While the White House is pushing for a bipartisan vote to raise the debt ceiling, Senate Minority Leader Mitch McConnell has said the responsibility to do so rests solely with Democrats, who control the presidency and both chambers of Congress.
To avert a debt crisis without the GOP, the Kentucky Republican has suggested Democrats include a provision to suspend the debt ceiling in a sweeping $3.5 trillion social spending package that is being crafted by Congress.
Democratic leaders have balked at McConnell's suggestion, and Pelosi and Schumer said Monday that addressing the debt limit is a responsibility shared by members of both parties.
"Addressing the debt limit is about meeting obligations the government has already made, like the bipartisan emergency COVID relief legislation from December as well as vital payments to Social Security recipients and our veterans," they said. "Furthermore, as the administration warned last week, a reckless Republican-forced default could plunge the country into a recession."
But McConnell reiterated his opposition to backing any legislation that includes a debt ceiling suspension, saying on the Senate floor that Democrats "will not get Senate Republicans' help with raising the debt limit."

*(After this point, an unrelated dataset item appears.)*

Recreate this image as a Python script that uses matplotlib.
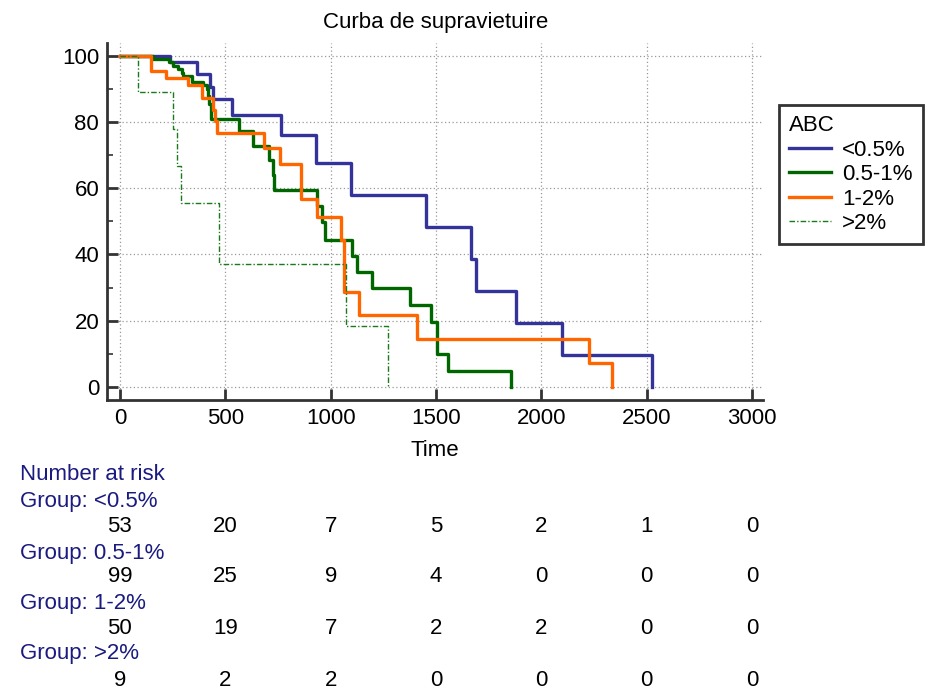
import matplotlib
matplotlib.use("Agg")
import matplotlib.pyplot as plt
import matplotlib.transforms as mtransforms
from matplotlib.ticker import MultipleLocator

plt.rcParams["font.family"] = ["Liberation Sans", "DejaVu Sans"]
plt.rcParams["font.size"] = 16

# Kaplan-Meier step estimates (time, survival %) per ABC group
t_lt05 = [0, 237, 364, 427, 443, 532, 764, 930, 1096, 1452, 1664, 1690, 1878, 2099, 2523]
s_lt05 = [100, 98.1, 94.4, 90.6, 86.8, 82.2, 76.1, 67.5, 57.8, 48.2, 38.5, 28.9, 19.3, 9.6, 0]

t_05_1 = [0, 158, 234, 253, 277, 293, 300, 340, 392, 411, 419, 425, 430, 564,
          633, 709, 725, 731, 933, 957, 973, 1100, 1123, 1194, 1376, 1474,
          1506, 1558, 1854]
s_05_1 = [100, 99.0, 98.0, 97.0, 96.0, 94.9, 93.7, 92.1, 91.0, 90.0, 87.7, 85.5,
          81.0, 77.2, 72.7, 68.5, 63.9, 59.4, 54.6, 49.9, 44.4, 39.5, 34.6,
          29.8, 24.7, 19.7, 9.9, 4.9, 0]

t_1_2 = [0, 146, 218, 324, 388, 443, 452, 462, 685, 762, 859, 933, 1050, 1062,
         1136, 1408, 2228, 2334]
s_1_2 = [100, 95.4, 93.2, 91.0, 87.2, 83.7, 80.3, 76.7, 72.0, 67.2, 56.8, 51.2,
         44.3, 28.8, 21.8, 14.5, 7.2, 0]

t_gt2 = [0, 84, 253, 272, 288, 471, 1071, 1270]
s_gt2 = [100, 88.9, 77.8, 66.7, 55.6, 37.0, 18.5, 0]

group_names = ["<0.5%", "0.5-1%", "1-2%", ">2%"]
risk_times = [0, 500, 1000, 1500, 2000, 2500, 3000]
risk_lt05 = [53, 20, 7, 5, 2, 1, 0]
risk_05_1 = [99, 25, 9, 4, 0, 0, 0]
risk_1_2 = [50, 19, 7, 2, 2, 0, 0]
risk_gt2 = [9, 2, 2, 0, 0, 0, 0]

W, H = 937, 693
fig = plt.figure(figsize=(W / 100, H / 100), dpi=100)
ax = fig.add_axes([107.5 / W, 1 - 400 / H, (763 - 107.5) / W, (400 - 43) / H])

curves = [
    (t_lt05, s_lt05, dict(color="#333399", lw=2.4, ls="-")),
    (t_05_1, s_05_1, dict(color="#006600", lw=2.4, ls="-")),
    (t_1_2, s_1_2, dict(color="#ff6600", lw=2.4, ls="-")),
    (t_gt2, s_gt2, dict(color="#1a7a1a", lw=1.0, ls=(0, (4, 1.5, 1, 1.5)))),
]
for (t, s, style), name in zip(curves, group_names):
    ax.step(t, s, where="post", label=name, **style)

ax.set_xlim(-59, 3052)
ax.set_ylim(-3.9, 103.8)
ax.set_xticks(risk_times)
ax.set_yticks([0, 20, 40, 60, 80, 100])
ax.yaxis.set_minor_locator(MultipleLocator(10))
ax.grid(True, which="major", ls=(0, (1, 2)), color="#999999", lw=0.9)
ax.set_axisbelow(True)

for side in ["top", "right"]:
    ax.spines[side].set_visible(False)
for side in ["left", "bottom"]:
    ax.spines[side].set_color("#333333")
    ax.spines[side].set_linewidth(2)
ax.tick_params(which="major", direction="in", length=8, width=2, color="#333333", pad=6)
ax.tick_params(which="minor", direction="in", length=4, width=1.2, color="#333333")
ax.tick_params(axis="x", which="minor", bottom=False)

ax.set_title("Curba de supravietuire", fontsize=16, pad=11)
ax.set_xlabel("Time", fontsize=16, labelpad=8)

leg = ax.legend(title="ABC", loc="upper left",
                bbox_to_anchor=(779 / W, 1 - 105 / H), bbox_transform=fig.transFigure,
                fancybox=False, edgecolor="#333333", framealpha=1,
                handlelength=1.9, handletextpad=0.5, labelspacing=0.16,
                borderpad=0.45, borderaxespad=0, fontsize=16, title_fontsize=16,
                alignment="left")
leg.get_frame().set_linewidth(2)

# number-at-risk table below the plot
label_color = "#1a1a80"
trans = mtransforms.blended_transform_factory(ax.transData, fig.transFigure)
fig.text(20 / W, 1 - 475 / H, "Number at risk", color=label_color, va="center")
rows = [risk_lt05, risk_05_1, risk_1_2, risk_gt2]
group_y = [501, 553, 603, 654]
count_y = [526, 577, 628, 680]
for name, counts, gy, cy in zip(group_names, rows, group_y, count_y):
    fig.text(20 / W, 1 - gy / H, "Group: " + name, color=label_color, va="center")
    for tx, n in zip(risk_times, counts):
        ax.text(tx, 1 - cy / H, str(n), transform=trans, ha="center", va="center",
                color="black")

fig.savefig("out.png", dpi=100)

$1 trillion bipartisan infrastructure bill
When the House voted in August to approve a budget blueprint that begins the process Democrats are using to pass their $3.5 trillion spending package, it also advanced the $1 trillion bipartisan infrastructure bill negotiated by a group of senators and the White House.
The House vote came after wrangling between Pelosi and a group of moderate Democrats who threatened to oppose the budget framework if the lower chamber didn't vote on the narrow infrastructure bill first.

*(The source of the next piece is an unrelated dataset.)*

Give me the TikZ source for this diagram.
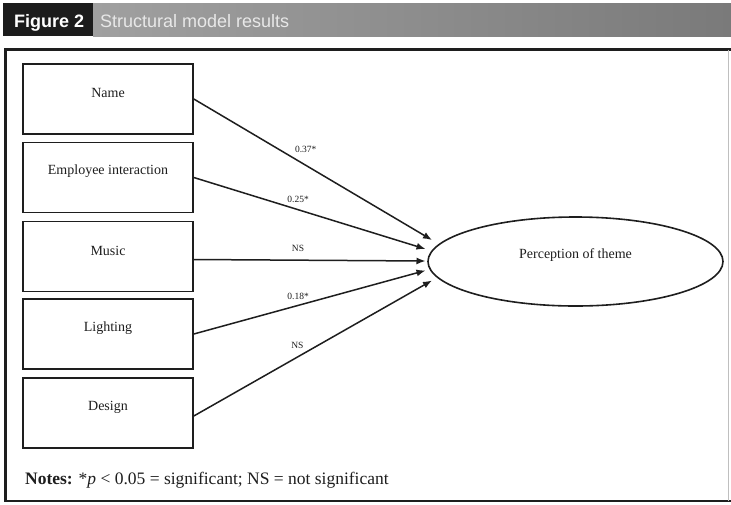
\documentclass[tikz,border=0pt]{standalone}
\usepackage{fontspec}
\setmainfont{Liberation Serif}
\newfontfamily\headfont{Liberation Sans}
\usetikzlibrary{arrows.meta,shapes.geometric}
\definecolor{headdark}{HTML}{1C1C1C}
\definecolor{headgrayL}{HTML}{A0A0A0}
\definecolor{headgrayR}{HTML}{7A7A7A}
\definecolor{headtext}{HTML}{E8E8E8}
\definecolor{ink}{HTML}{1E1E1E}
\begin{document}
\begin{tikzpicture}[x=1pt,y=-1pt,
  var/.style={draw=ink,line width=1.6pt,minimum width=170pt,minimum height=70pt,inner sep=0pt},
  vartext/.style={font=\fontsize{14}{16}\selectfont,text=ink},
  latent/.style={draw=ink,line width=1.6pt,ellipse,minimum width=295pt,minimum height=89pt,inner sep=0pt},
  path/.style={draw=ink,line width=1.5pt,-{Latex[length=9pt,width=7pt]}},
  coef/.style={font=\fontsize{9.5}{11}\selectfont,text=ink,inner sep=0pt},
  headfig/.style={font=\headfont\bfseries\fontsize{18}{20}\selectfont,text=white,anchor=base west,inner sep=0pt},
  headtitle/.style={font=\headfont\fontsize{18}{20}\selectfont,text=headtext,anchor=base west,inner sep=0pt}
]
\useasboundingbox (0,0) rectangle (731,504);
\fill[white] (0,0) rectangle (731,504);

% caption bar
\shade[left color=headgrayL,right color=headgrayR] (93,3) rectangle (731,36);
\fill[headdark] (3,3) rectangle (93,36);
\node[headfig] (fig) at (14,27) {Figure 2};
\node[headtitle] (title) at (100,27) {Structural model results};

% figure frame
\draw[ink,line width=2.2pt] (731,49.5) -- (5.5,49.5) -- (5.5,501) -- (731,501);
\draw[black!25,line width=0.8pt] (728,49.5) -- (728,501);

% observed constructs
\node[var,label={[vartext,yshift=6pt]center:Name}] (name) at (108,99) {};
\node[var,label={[vartext,yshift=6pt]center:Employee interaction}] (empl) at (108,177.5) {};
\node[var,label={[vartext,yshift=6pt]center:Music}] (music) at (108,256.5) {};
\node[var,label={[vartext,yshift=6pt]center:Lighting}] (light) at (108,334) {};
\node[var,label={[vartext,yshift=6pt]center:Design}] (design) at (108,413) {};

% outcome construct
\node[latent,label={[vartext,yshift=6pt]center:Perception of theme}] (theme) at (575.5,261.5) {};

% arrow tips around the left of the ellipse
\coordinate (t1) at (432,240);
\coordinate (t2) at (425.5,249);
\coordinate (t3) at (425.5,261);
\coordinate (t4) at (425.5,270.5);
\coordinate (t5) at (432,280.5);

% structural paths
\draw[path] (name.east) -- node[coef,pos=0.47,above=12pt] {0.37*} (t1);
\draw[path] (empl.east) -- node[coef,pos=0.45,above=6.5pt] {0.25*} (t2);
\draw[path] ([yshift=-3pt]music.east) -- node[coef,pos=0.45,above=7.5pt] {NS} (t3);
\draw[path] (light.east) -- node[coef,pos=0.45,above=5.5pt] {0.18*} (t4);
\draw[path] ([yshift=-3pt]design.east) -- node[coef,pos=0.435,above=7.5pt] {NS} (t5);

% notes
\node[anchor=base west,inner sep=0pt,font=\fontsize{17.5}{20}\selectfont,text=ink] (notes) at (25,484)
  {\textbf{Notes:} *\textit{p} < 0.05 = significant; NS = not significant};
\end{tikzpicture}
\end{document}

To mollify the moderate Democrats, Pelosi pledged to bring the infrastructure plan, which funds improvements to the nation's physical infrastructure, to the House floor for a vote by September 27.
But it remains to be seen whether Pelosi will follow through with the pledge, as the House is still working to put together the broader $3.5 trillion package. Further complicating the path forward in the House is a warning from progressive Democrats that they will only vote for the infrastructure bill after passing the larger plan, which isn't yet finished.

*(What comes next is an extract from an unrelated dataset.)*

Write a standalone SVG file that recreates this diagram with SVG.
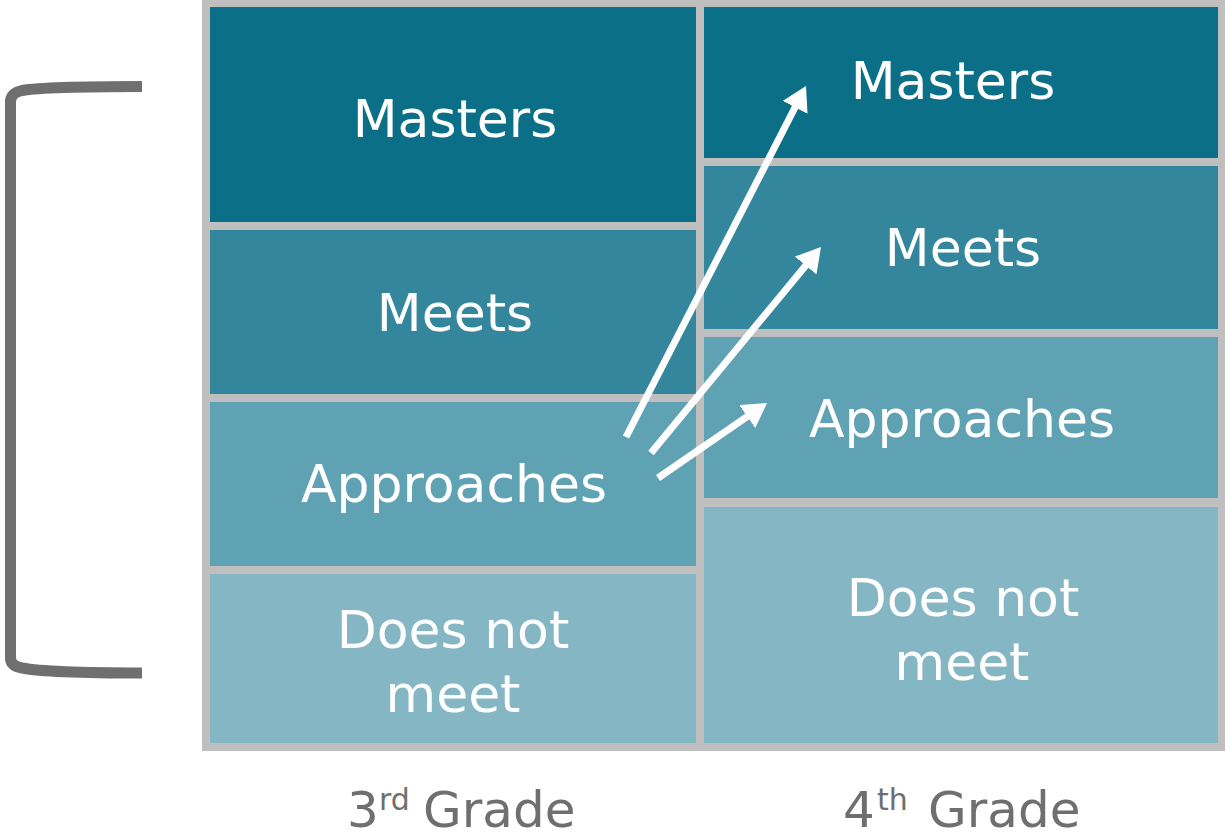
<svg xmlns="http://www.w3.org/2000/svg" width="1225" height="840" viewBox="0 0 1225 840">
<defs>
<style>
.lbl{font-family:"DejaVu Sans",Verdana,sans-serif;font-size:52px;fill:#ffffff;text-anchor:middle}
.axis{font-family:"DejaVu Sans",Verdana,sans-serif;font-size:50px;fill:#6f6f6f}
.sup{font-size:30px}
.m{fill:#0b6f88}.me{fill:#33869b}.ap{fill:#5fa2b4}.dn{fill:#85b6c4}
.arr{stroke:#ffffff;stroke-width:7;fill:none;marker-end:url(#ah)}
</style>
<marker id="ah" viewBox="0 0 24 28" markerUnits="userSpaceOnUse" markerWidth="24" markerHeight="28" refX="6" refY="14" orient="auto">
<path d="M0,0 L24,14 L0,28 z" fill="#ffffff"/>
</marker>
</defs>
<rect x="0" y="0" width="1225" height="840" fill="#ffffff"/>
<rect id="grid-bg" x="202" y="0" width="1023" height="751" fill="#bfbfbf"/>
<g id="g3-masters"><rect class="m" x="210" y="7" width="486" height="215"/><text class="lbl" x="455" y="137">Masters</text></g>
<g id="g3-meets"><rect class="me" x="210" y="230" width="486" height="164"/><text class="lbl" x="455" y="331">Meets</text></g>
<g id="g3-approaches"><rect class="ap" x="210" y="402" width="486" height="164"/><text class="lbl" x="454" y="502">Approaches</text></g>
<g id="g3-doesnot"><rect class="dn" x="210" y="574" width="486" height="169"/><text class="lbl" x="453" y="648">Does not</text><text class="lbl" x="453" y="712">meet</text></g>
<g id="g4-masters"><rect class="m" x="704" y="7" width="514" height="151"/><text class="lbl" x="953" y="99">Masters</text></g>
<g id="g4-meets"><rect class="me" x="704" y="166" width="514" height="163"/><text class="lbl" x="963" y="266">Meets</text></g>
<g id="g4-approaches"><rect class="ap" x="704" y="337" width="514" height="161"/><text class="lbl" x="962" y="437">Approaches</text></g>
<g id="g4-doesnot"><rect class="dn" x="704" y="507" width="514" height="236"/><text class="lbl" x="963" y="616">Does not</text><text class="lbl" x="962" y="680">meet</text></g>
<g id="connectors">
<line class="arr" x1="626" y1="437" x2="797.8" y2="102"/>
<line class="arr" x1="651" y1="453" x2="809.5" y2="260.9"/>
<line class="arr" x1="658" y1="478" x2="752.2" y2="413.2"/>
</g>
<g id="bracket">
<path d="M142,86.5 C80,86.5 40,87.5 22,90.5 Q10.5,93 10.5,102 L10.5,658 Q10.5,666 22,668 C40,671.5 80,673 142,673" fill="none" stroke="#6f6f6f" stroke-width="11"/>
</g>
<g id="axis-labels">
<text class="axis" x="347" y="827">3</text><text class="axis sup" x="379" y="810">rd</text><text class="axis" x="423" y="827">Grade</text>
<text class="axis" x="843" y="827">4</text><text class="axis sup" x="877" y="810">th</text><text class="axis" x="928" y="827">Grade</text>
</g>
</svg>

$3.5 trillion social spending package
While Democrats don't have date for approving their wide-ranging spending package set in stone, progressive Democrats have threatened to tank the $1 trillion bipartisan infrastructure bill if it's taken up before the $3.5 trillion legislation, which will likely be scaled back in the Senate.
House committees last week completed work crafting their respective portions of the package, and the legislation now heads to the House Budget Committee.
The package includes Democrats' plans for universal pre-K, child and elder care, combating climate change and expanding Medicare, but there is an internal party dispute over the size of the measure.
Democratic Senators Joe Manchin of West Virginia and Kyrsten Sinema of Arizona oppose the $3.5 trillion price tag, while Senate Budget Committee Chairman Bernie Sanders of Vermont said Sunday on "Face the Nation" that figure was the result of an agreement between a group of Senate Democrats and would not be trimmed.
Democrats are using a tool called budget reconciliation to fast-track the package, which allows it to clear the Senate with a simple majority. But opposition from Manchin or Sinema would kill the measure.
Its passage, as well as that of the $1 trillion bipartisan infrastructure bill, would be a massive victory for Mr. Biden and Democrats, as the two pieces of legislation make up significant portions of his domestic policy agenda and include policies long pushed by Democrats.